Having a college degree is helpful to a violinist looking to go professional, however it’s not always a requirement — depending on the career path you are on. To land an orchestra job, college education can be key. However, to join a folk or rock and roll band, a college degree may not matter.

For orchestra jobs, studying music as an undergraduate is generally the preferred path. Collegiate music programs offering classes in theory and performance allow you to develop and finetune your skills, preparing you for professional work. After that, many violinists find it helpful to attend a graduate program to further refine their skills.

If you don’t have a four-year degree, it’s best to apprentice with a renowned teacher to make up for the skills and musical education deficit you would otherwise face. Plus, seeing that teacher listed on your CV won’t hurt come audition time. Whether you go to college or have an apprenticeship outside a traditional academic setting, everyone can benefit from a mentor, a trusted expert who can guide you, indicating where your skills need additional sharpening.

Beyond Getting a Music Degree

Building and maintaining an online presence has become very important. Think of this as marketing yourself. It’s a job in its own right and one you should take seriously.

If you have interesting videos and expertise to share, it may be worth maintaining your own website. If that sounds like too much work or falls outside your skillset, get active on social media, share videos and content on sites like Instagram and TikTok to help build up your presence.
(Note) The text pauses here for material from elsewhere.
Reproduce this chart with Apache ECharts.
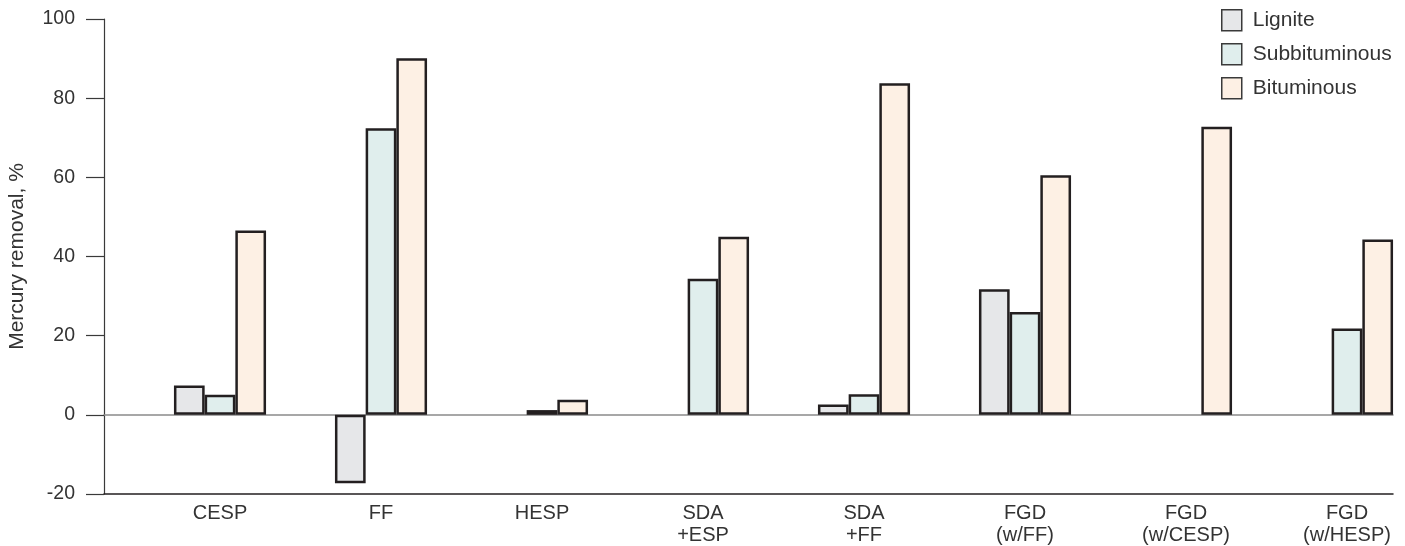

This content will get your name and music out there, and it can help you get gigs that can supplement your income.

If gig opportunities interest you, check out our guide to gigging to learn more. We also have a resource to help aspiring professionals develop their stage presence, which is helpful to master prior to going on auditions.

Mastering Auditions

Sometimes auditions are open, but they are often by invitation. Either way, advance preparation is required. Arranged music will be provided beforehand to prepare, and you must be flawless in your execution to beat out your competition. To prepare, practice at least four hours a day and consider playing a mock audition in front of trusted peers, or a teacher or mentor who can serve as a practice judge.
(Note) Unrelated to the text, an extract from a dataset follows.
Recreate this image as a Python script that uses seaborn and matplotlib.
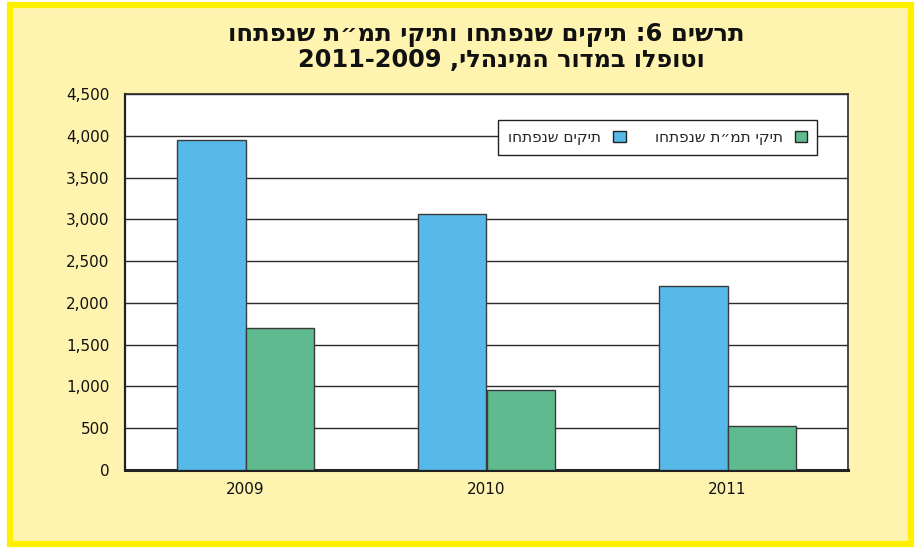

You will also likely be asked to submit a CV or resume prior to your rehearsal, so make sure all your written materials are meticulously prepared beforehand.

How Much Do Professional Violinists Make?

Glassdoor, a reputable job and recruiting website, says the estimated total pay for a professional violinist in a year is just north of $72,000 in the United States. For a salaried career, the average is about $64,300. The difference in pay is because it’s common for violinists to supplement their income with gig work. For example, if you play in an orchestra with a 40-week season, maybe you perform weddings and parties during your off period to supplement your income.

In major metropolitan areas — such as New York City, Los Angeles, Washington, D.C. and Chicago — pay is often much higher than it would be in smaller markets, due to how well the arts are funded in major metro areas and also to account for higher cost of living.